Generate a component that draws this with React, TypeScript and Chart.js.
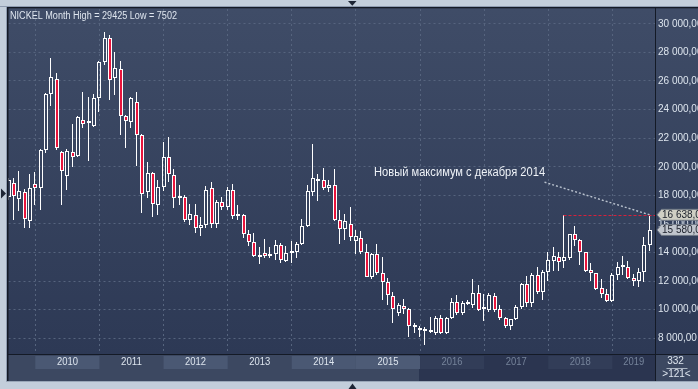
import React, { useEffect, useRef } from 'react';
import { Chart, registerables } from 'chart.js';

Chart.register(...registerables);

// Monthly NICKEL candles, Aug 2009 .. Aug 2019 (121 bars)
const OPEN = [
  17900, 18850, 17750, 18220, 16220,
  18820, 18540, 21200, 25060, 26160, 21060, 19380, 21060, 20780, 23290, 23070, 22850,
  24830, 27340, 29020, 26230, 26810, 23570, 23150, 24500, 22220, 18200, 19590, 17330,
  18610, 20710, 19410, 17780, 17850, 16310, 16660, 15750, 15960, 18480, 16030, 17500,
  17190, 18360, 16570, 16660, 15290, 14770, 13660, 13940, 13750, 13870, 14560, 13420,
  13940, 14010, 14630, 15870, 18240, 19170, 19060, 18480, 18750, 16260, 15640, 16030,
  14800, 15050, 14050, 12310, 13870, 12540, 11960, 10980, 9790, 10280, 10020, 8770,
  8740, 8630, 8420, 8400, 9400, 8400, 9400, 10560, 9750, 10400, 10330, 11140,
  10030, 9980, 10960, 10030, 9400, 8860, 9330, 10160, 11770, 10490, 12420, 11210,
  12610, 13420, 13660, 13420, 13630, 15290, 14910, 14010, 12770, 12540, 11490, 11070,
  10610, 12420, 12960, 12960, 12190, 12000, 12610, 14520,
];
const HIGH = [
  19200, 19200, 19730, 18430, 19480,
  19660, 21250, 25130, 27620, 26530, 21110, 21220, 22970, 23570, 25200, 24850, 25060,
  27390, 29425, 29250, 28000, 27390, 23620, 24900, 25200, 22270, 20310, 19620, 19080,
  21760, 22110, 19870, 18710, 18010, 17380, 17380, 16500, 18640, 18920, 17660, 17850,
  18590, 18780, 17310, 16680, 15610, 15400, 14400, 14940, 14400, 14870, 14680, 14450,
  14800, 14750, 16330, 18710, 21570, 19520, 19940, 19100, 19870, 16960, 16730, 17150,
  15570, 15500, 14630, 13980, 14590, 13700, 12190, 11260, 10490, 10720, 10090, 9090,
  8860, 8810, 9470, 9560, 9630, 9510, 10790, 11030, 10630, 10680, 12120, 11720,
  11070, 11140, 11140, 10330, 9470, 9370, 10330, 11840, 12350, 12540, 12960, 12770,
  14050, 14360, 14050, 16640, 15330, 15850, 14960, 14050, 13280, 12590, 12120, 11450,
  12540, 13350, 13750, 13420, 12470, 12890, 15100, 16638,
];
const LOW = [
  17700, 16290, 16920, 15700, 15700,
  17330, 16990, 20940, 24250, 21180, 17330, 18380, 20010, 20710, 22690, 20410, 22800,
  23850, 27110, 24670, 25020, 22220, 21290, 22690, 20060, 16750, 17800, 16470, 16640,
  18310, 18960, 17080, 17310, 16150, 15910, 15380, 15170, 15750, 15750, 15750, 17010,
  16960, 16330, 16260, 15050, 14450, 13700, 13170, 13590, 13590, 13470, 13240, 13350,
  13280, 13630, 14560, 15800, 17940, 17610, 18400, 18240, 16220, 14630, 14870, 14820,
  13890, 13890, 12260, 12140, 12420, 10680, 10330, 9090, 9560, 9700, 8120, 8400,
  8070, 7502, 8350, 8230, 8300, 8300, 9330, 9630, 9630, 10330, 10100, 9930,
  9200, 9860, 9860, 9280, 8750, 8580, 9280, 10030, 10210, 10210, 11100, 10680,
  12030, 12730, 12730, 12890, 13470, 14450, 13120, 12660, 12030, 11380, 10790, 10560,
  10560, 12070, 12420, 12120, 11650, 11610, 11960, 14120,
];
const CLOSE = [
  19050, 17920, 18270, 16360, 18540,
  18540, 21200, 25060, 26300, 21340, 19730, 21130, 20710, 23460, 23010, 23110, 24780,
  27340, 29020, 26060, 26880, 23550, 23200, 24780, 22220, 18100, 19590, 17400, 18610,
  20710, 19500, 17780, 17890, 16310, 16730, 15750, 15960, 18400, 16030, 17500, 17150,
  18360, 16570, 16660, 15330, 14770, 13750, 13820, 13750, 13890, 14560, 13470, 13980,
  14010, 14630, 15870, 18290, 19240, 19010, 18480, 18750, 16260, 15680, 16190, 15100,
  15150, 14050, 12310, 13870, 12540, 11960, 11030, 10020, 10330, 10020, 8860, 8860,
  8580, 8510, 8470, 9400, 8400, 9400, 10560, 9750, 10440, 10510, 11140, 9980,
  10050, 11000, 9980, 9400, 8860, 9330, 10200, 11780, 10490, 12420, 11240, 12610,
  13470, 13750, 13310, 13660, 15290, 14910, 14010, 12730, 12540, 11450, 11070, 10610,
  12420, 13010, 13050, 12190, 12000, 12660, 14520, 15580,
];

const YEARS = ['2010', '2011', '2012', '2013', '2014', '2015', '2016', '2017', '2018', '2019'];
const FIRST_JAN = 5; // bar index of Jan 2010
const Y_TICKS = [8000, 10000, 12000, 14000, 16000, 18000, 20000, 22000, 24000, 26000, 28000, 30000];
const TITLE = `NICKEL Month High = ${Math.max(...HIGH)} Low = ${Math.min(...LOW)}`;
const NOTE = 'Новый максимум с декабря 2014';
const NOTE_POS = { x: 68.4, y: 19340 };
const NOTE_LINE_START = { x: 100.3, y: 18920 };
const PEAK_FROM = 104; // Apr 2018 high
const LEVEL = 16638;
const LAST_CLOSE = CLOSE[CLOSE.length - 1];
const BARS_INFO = ['332', '>121<'];

const RED = '#e8143c';
const FONT = "'Liberation Sans', Arial, sans-serif";

const fmt = (v: number, dec: string) =>
  Math.round(v).toString().replace(/\B(?=(\d{3})+(?!\d))/g, ' ') + dec;

// snap bar elements (positions computed by the scales) to whole pixels
const snapPlugin = {
  id: 'snap',
  beforeDatasetsDraw(chart: any) {
    chart.data.datasets.forEach((_: any, di: number) => {
      const meta = chart.getDatasetMeta(di);
      meta.data.forEach((el: any) => {
        const X = Math.round(el.x);
        el.x = di === 0 ? X : X - 0.5;
        el.y = Math.round(el.y);
        el.base = Math.round(el.base);
      });
    });
  },
};

const framePlugin = {
  id: 'frame',
  beforeDraw(chart: any) {
    const { ctx, chartArea: a, scales } = chart;
    const x = scales.x;
    const W = chart.width;
    const H = chart.height;
    ctx.save();
    ctx.fillStyle = '#c3cedb';
    ctx.fillRect(0, 0, W, H);
    const g = ctx.createLinearGradient(0, a.top, 0, a.bottom);
    g.addColorStop(0, '#3f4c67');
    g.addColorStop(1, '#2d3955');
    ctx.fillStyle = g;
    ctx.fillRect(7, 7, W - 7, a.bottom - 7);
    // bottom band
    ctx.fillStyle = '#3c4861';
    ctx.fillRect(7, a.bottom, W - 7, 381 - a.bottom);
    ctx.fillStyle = '#2b3550';
    const darkStart = x.getPixelForValue(FIRST_JAN + 12 * 6) - 1;
    ctx.fillRect(darkStart, a.bottom + 1, a.right - darkStart, 381 - a.bottom - 1);
    ctx.font = `10px ${FONT}`;
    ctx.textAlign = 'center';
    ctx.textBaseline = 'middle';
    YEARS.forEach((yr, k) => {
      const x0 = x.getPixelForValue(FIRST_JAN + 12 * k);
      const x1 = Math.min(x.getPixelForValue(FIRST_JAN + 12 * (k + 1)), a.right);
      const future = k >= 6;
      if (k % 2 === 0 || k === 5) {
        ctx.fillStyle = future ? '#323d58' : k === 5 ? '#4d5b76' : '#4a5873';
        ctx.fillRect(x0, a.bottom + 2, x1 - x0, 13);
      }
      ctx.fillStyle = future ? '#75839a' : '#dde5ee';
      ctx.fillText(yr, (x0 + x1) / 2, a.bottom + 8.5, 21);
    });
    ctx.restore();
  },
  afterDraw(chart: any) {
    const { ctx, chartArea: a, scales } = chart;
    const x = scales.x;
    const y = scales.y;
    const W = chart.width;
    ctx.save();
    // borders
    ctx.fillStyle = '#8e9bb0';
    ctx.fillRect(0, 6, W, 1);
    ctx.fillRect(6, 6, 1, 376);
    ctx.fillStyle = '#9aa7b8';
    ctx.fillRect(6, 381, W - 6, 1);
    ctx.fillStyle = '#141a26';
    ctx.fillRect(7, 7, W - 7, 1.3);
    ctx.fillRect(7, 7, 1.5, 374);
    ctx.fillRect(7, a.bottom, W - 7, 1);
    ctx.fillRect(a.right, 7, 1, 374);
    // triangles
    ctx.fillStyle = '#1d2535';
    ctx.beginPath();
    ctx.moveTo(348, 1); ctx.lineTo(356.5, 1); ctx.lineTo(352.3, 5.8); ctx.closePath(); ctx.fill();
    ctx.beginPath();
    ctx.moveTo(348.5, 389); ctx.lineTo(356.5, 389); ctx.lineTo(352.5, 383.5); ctx.closePath(); ctx.fill();
    ctx.beginPath();
    ctx.moveTo(1, 188.5); ctx.lineTo(1, 198.5); ctx.lineTo(6, 193.5); ctx.closePath(); ctx.fill();

    // title
    ctx.fillStyle = '#dfe6ef';
    ctx.font = `10px ${FONT}`;
    ctx.textAlign = 'left';
    ctx.textBaseline = 'alphabetic';
    ctx.fillText(TITLE, 10, 18.5, 167);

    // annotation
    ctx.fillStyle = '#eef2f7';
    ctx.font = `12px ${FONT}`;
    ctx.fillText(NOTE, x.getPixelForValue(NOTE_POS.x), y.getPixelForValue(NOTE_POS.y), 171);

    const xEnd = x.getPixelForValue(OPEN.length - 1);
    const yLevel = y.getPixelForValue(LEVEL);
    ctx.strokeStyle = '#b9c2ce';
    ctx.lineWidth = 1.4;
    ctx.setLineDash([2, 2]);
    ctx.beginPath();
    ctx.moveTo(x.getPixelForValue(NOTE_LINE_START.x), y.getPixelForValue(NOTE_LINE_START.y));
    ctx.lineTo(xEnd, yLevel);
    ctx.stroke();

    ctx.strokeStyle = '#d8203a';
    ctx.lineWidth = 1;
    ctx.setLineDash([3, 2]);
    ctx.beginPath();
    ctx.moveTo(Math.round(x.getPixelForValue(PEAK_FROM)) - 0.5, Math.round(yLevel) + 0.5);
    ctx.lineTo(a.right, Math.round(yLevel) + 0.5);
    ctx.stroke();
    ctx.setLineDash([]);

    // price boxes
    const box = (val: number, fill: string) => {
      const py = y.getPixelForValue(val);
      const left = a.right + 2;
      ctx.beginPath();
      ctx.moveTo(left, py);
      ctx.lineTo(left + 4.5, py - 5.5);
      ctx.lineTo(W + 2, py - 5.5);
      ctx.lineTo(W + 2, py + 5.5);
      ctx.lineTo(left + 4.5, py + 5.5);
      ctx.closePath();
      ctx.fillStyle = fill;
      ctx.fill();
      ctx.strokeStyle = '#6f7785';
      ctx.lineWidth = 1;
      ctx.stroke();
      ctx.fillStyle = '#1a1f2a';
      ctx.font = `10px ${FONT}`;
      ctx.textAlign = 'left';
      ctx.textBaseline = 'middle';
      ctx.fillText(fmt(val, ',0'), left + 5, py + 0.5);
    };
    box(LEVEL, '#cfcfc4');
    box(LAST_CLOSE, '#c0c5cd');

    // bars info
    ctx.fillStyle = '#dfe6ef';
    ctx.font = `10px ${FONT}`;
    ctx.textAlign = 'center';
    ctx.textBaseline = 'middle';
    ctx.fillText(BARS_INFO[0], 675.5, 361);
    ctx.fillText(BARS_INFO[1], 676.5, 374.5);
    ctx.fillStyle = '#aab4c2';
    ctx.fillRect(666.5, 368, 21, 1);
    ctx.restore();
  },
};

export default function App() {
  const ref = useRef<HTMLCanvasElement | null>(null);
  useEffect(() => {
    if (!ref.current) return;
    const idx = OPEN.map((_, i) => i);
    const chart = new Chart(ref.current, {
      type: 'bar',
      data: {
        datasets: [
          {
            label: 'body',
            data: idx.map((i) => ({ x: i, y: [OPEN[i], CLOSE[i]] })) as any,
            backgroundColor: idx.map((i) => (CLOSE[i] >= OPEN[i] ? 'rgba(0,0,0,0)' : RED)),
            borderColor: '#ffffff',
            borderWidth: 1,
            borderSkipped: false,
            barThickness: 4,
            minBarLength: 2,
            grouped: false,
            inflateAmount: 0,
            clip: 0,
          } as any,
          {
            label: 'upper wick',
            data: idx.map((i) => ({ x: i, y: [Math.max(OPEN[i], CLOSE[i]), HIGH[i]] })) as any,
            backgroundColor: '#ffffff',
            borderWidth: 0,
            barThickness: 1,
            grouped: false,
            inflateAmount: 0,
            clip: 0,
          } as any,
          {
            label: 'lower wick',
            data: idx.map((i) => ({ x: i, y: [LOW[i], Math.min(OPEN[i], CLOSE[i])] })) as any,
            backgroundColor: '#ffffff',
            borderWidth: 0,
            barThickness: 1,
            grouped: false,
            inflateAmount: 0,
            clip: 0,
          } as any,
        ],
      },
      options: {
        animation: false,
        responsive: false,
        events: [],
        layout: { padding: { left: 8.5, top: 8.5, right: 0, bottom: 0 } },
        plugins: {
          legend: { display: false },
          tooltip: { enabled: false },
          title: { display: false },
        },
        scales: {
          x: {
            type: 'linear',
            min: -0.02,
            max: 120.98,
            offset: false,
            afterBuildTicks: (s: any) => {
              s.ticks = YEARS.map((_, k) => ({ value: FIRST_JAN + 12 * k }));
            },
            afterFit: (s: any) => {
              s.height = 35;
            },
            ticks: { display: false },
            grid: { color: '#56647e', drawTicks: false, offset: false, lineWidth: 1 },
            border: { display: false, dash: [2, 3] },
          },
          y: {
            position: 'right',
            min: 6903,
            max: 31034,
            afterBuildTicks: (s: any) => {
              s.ticks = Y_TICKS.map((v) => ({ value: v }));
            },
            afterFit: (s: any) => {
              s.width = 43;
            },
            ticks: {
              color: '#dde5ee',
              font: { family: FONT, size: 10 },
              padding: 3,
              callback: (v: any) => fmt(Number(v), ',00'),
            },
            grid: { color: '#56647e', drawTicks: false, lineWidth: 1 },
            border: { display: false, dash: [2, 3] },
          },
        },
      } as any,
      plugins: [snapPlugin, framePlugin],
    });
    return () => chart.destroy();
  }, []);
  return (
    <div style={{ position: 'fixed', left: 0, top: 0, width: 698, height: 389 }}>
      <canvas ref={ref} width={698} height={389} style={{ display: 'block', width: 698, height: 389 }} />
    </div>
  );
}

○ ○ ○ ○ ○

▸ **Your task**: Only lines belong in the copy: transcribe those from the start of the data through the line that contains "Chart.register(...registerables);", and skip the pictures.

▸ **Solution to the problem**:
Generate a component that draws this with React, TypeScript and Chart.js.
import React, { useEffect, useRef } from 'react';
import { Chart, registerables } from 'chart.js';

Chart.register(...registerables);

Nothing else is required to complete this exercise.